[Rows from a dataset of charts and code]
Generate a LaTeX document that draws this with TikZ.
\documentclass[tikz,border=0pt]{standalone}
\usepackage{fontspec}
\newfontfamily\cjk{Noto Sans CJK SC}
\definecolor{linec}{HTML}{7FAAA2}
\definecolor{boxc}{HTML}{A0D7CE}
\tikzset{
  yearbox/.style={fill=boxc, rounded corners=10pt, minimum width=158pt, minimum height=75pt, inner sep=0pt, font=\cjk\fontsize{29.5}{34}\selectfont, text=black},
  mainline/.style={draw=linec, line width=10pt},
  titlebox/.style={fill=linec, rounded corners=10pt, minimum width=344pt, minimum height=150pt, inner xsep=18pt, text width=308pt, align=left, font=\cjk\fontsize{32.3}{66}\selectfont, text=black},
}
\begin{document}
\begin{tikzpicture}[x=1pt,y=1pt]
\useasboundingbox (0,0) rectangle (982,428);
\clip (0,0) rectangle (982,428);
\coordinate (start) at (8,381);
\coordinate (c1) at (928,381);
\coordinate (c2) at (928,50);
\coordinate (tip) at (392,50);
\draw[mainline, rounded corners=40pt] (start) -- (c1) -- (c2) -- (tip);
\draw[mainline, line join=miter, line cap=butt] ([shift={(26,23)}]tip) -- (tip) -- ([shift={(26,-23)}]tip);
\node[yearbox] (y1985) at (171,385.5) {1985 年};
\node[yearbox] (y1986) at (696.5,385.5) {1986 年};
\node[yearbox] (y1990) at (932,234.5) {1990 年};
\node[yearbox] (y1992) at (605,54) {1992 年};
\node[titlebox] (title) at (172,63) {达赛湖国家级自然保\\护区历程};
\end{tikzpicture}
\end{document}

---

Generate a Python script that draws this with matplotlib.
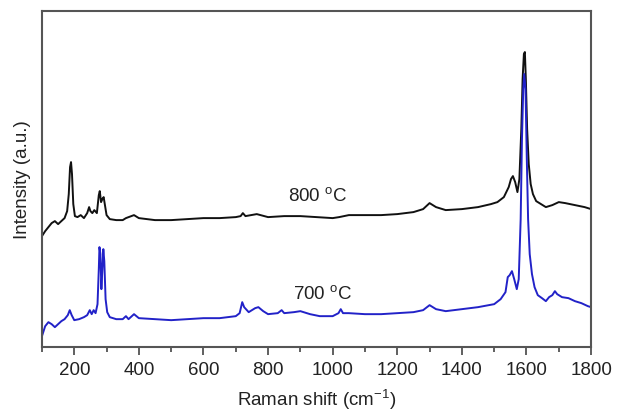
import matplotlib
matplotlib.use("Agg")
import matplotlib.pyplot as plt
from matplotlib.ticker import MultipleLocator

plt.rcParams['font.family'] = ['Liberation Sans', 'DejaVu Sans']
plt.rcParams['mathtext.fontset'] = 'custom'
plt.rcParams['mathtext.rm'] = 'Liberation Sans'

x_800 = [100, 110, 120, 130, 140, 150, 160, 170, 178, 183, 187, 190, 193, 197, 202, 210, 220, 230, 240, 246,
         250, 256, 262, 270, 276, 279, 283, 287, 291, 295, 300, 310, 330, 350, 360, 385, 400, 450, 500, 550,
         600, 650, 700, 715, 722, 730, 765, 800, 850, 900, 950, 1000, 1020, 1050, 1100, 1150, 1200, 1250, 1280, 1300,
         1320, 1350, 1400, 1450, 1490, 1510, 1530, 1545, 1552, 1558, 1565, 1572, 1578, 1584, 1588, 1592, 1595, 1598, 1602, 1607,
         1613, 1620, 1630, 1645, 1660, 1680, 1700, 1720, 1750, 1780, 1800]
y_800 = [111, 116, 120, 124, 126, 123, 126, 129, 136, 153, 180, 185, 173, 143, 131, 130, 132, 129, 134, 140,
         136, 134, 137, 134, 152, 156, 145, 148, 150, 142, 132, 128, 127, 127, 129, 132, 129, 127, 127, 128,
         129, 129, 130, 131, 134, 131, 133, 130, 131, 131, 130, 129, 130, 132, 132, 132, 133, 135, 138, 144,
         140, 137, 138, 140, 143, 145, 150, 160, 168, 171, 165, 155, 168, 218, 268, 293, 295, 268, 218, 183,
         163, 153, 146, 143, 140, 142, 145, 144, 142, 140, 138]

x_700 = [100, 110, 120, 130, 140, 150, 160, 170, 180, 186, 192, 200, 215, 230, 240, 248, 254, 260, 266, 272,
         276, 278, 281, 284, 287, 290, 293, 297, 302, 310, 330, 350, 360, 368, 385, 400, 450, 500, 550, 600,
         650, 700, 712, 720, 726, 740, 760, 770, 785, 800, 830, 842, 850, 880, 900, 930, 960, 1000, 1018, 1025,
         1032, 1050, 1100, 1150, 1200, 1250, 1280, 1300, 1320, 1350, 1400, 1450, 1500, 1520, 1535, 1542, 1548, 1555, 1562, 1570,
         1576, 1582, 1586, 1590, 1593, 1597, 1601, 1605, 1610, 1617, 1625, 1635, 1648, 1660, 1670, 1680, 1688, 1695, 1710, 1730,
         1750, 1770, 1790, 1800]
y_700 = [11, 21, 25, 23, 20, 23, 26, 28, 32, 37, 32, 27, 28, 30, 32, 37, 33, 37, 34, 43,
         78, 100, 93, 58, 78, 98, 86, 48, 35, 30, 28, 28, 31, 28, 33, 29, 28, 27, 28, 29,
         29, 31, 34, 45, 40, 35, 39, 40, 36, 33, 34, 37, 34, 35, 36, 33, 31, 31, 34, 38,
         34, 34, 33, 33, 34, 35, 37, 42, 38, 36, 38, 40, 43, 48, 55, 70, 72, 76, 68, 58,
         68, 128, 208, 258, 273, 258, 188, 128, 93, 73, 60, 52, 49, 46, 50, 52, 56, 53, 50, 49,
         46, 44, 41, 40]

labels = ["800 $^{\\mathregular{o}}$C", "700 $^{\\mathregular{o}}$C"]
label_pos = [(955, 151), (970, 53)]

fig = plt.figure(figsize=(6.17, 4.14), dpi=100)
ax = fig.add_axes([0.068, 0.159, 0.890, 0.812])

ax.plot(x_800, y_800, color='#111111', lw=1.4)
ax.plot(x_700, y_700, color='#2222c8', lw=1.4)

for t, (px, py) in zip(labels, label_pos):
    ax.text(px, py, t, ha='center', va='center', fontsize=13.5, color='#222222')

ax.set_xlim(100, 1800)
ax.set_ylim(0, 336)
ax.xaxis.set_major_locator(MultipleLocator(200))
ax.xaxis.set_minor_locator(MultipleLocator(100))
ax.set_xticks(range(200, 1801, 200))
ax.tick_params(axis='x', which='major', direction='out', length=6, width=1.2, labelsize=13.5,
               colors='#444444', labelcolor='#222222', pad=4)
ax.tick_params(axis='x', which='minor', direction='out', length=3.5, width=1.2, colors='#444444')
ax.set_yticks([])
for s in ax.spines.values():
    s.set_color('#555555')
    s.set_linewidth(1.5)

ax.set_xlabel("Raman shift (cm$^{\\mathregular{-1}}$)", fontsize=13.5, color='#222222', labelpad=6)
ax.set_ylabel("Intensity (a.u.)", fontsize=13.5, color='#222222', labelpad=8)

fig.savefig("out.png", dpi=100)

- **Work to do**: Working from the entries above, reproduce exactly and only the lines beginning with the line that has "Generate a Python" and ending with the line that has "plt.rcParams['mathtext.rm'] = 'Liberation"; omit all pictures.

- **Reply**:
Generate a Python script that draws this with matplotlib.
import matplotlib
matplotlib.use("Agg")
import matplotlib.pyplot as plt
from matplotlib.ticker import MultipleLocator

plt.rcParams['font.family'] = ['Liberation Sans', 'DejaVu Sans']
plt.rcParams['mathtext.fontset'] = 'custom'
plt.rcParams['mathtext.rm'] = 'Liberation Sans'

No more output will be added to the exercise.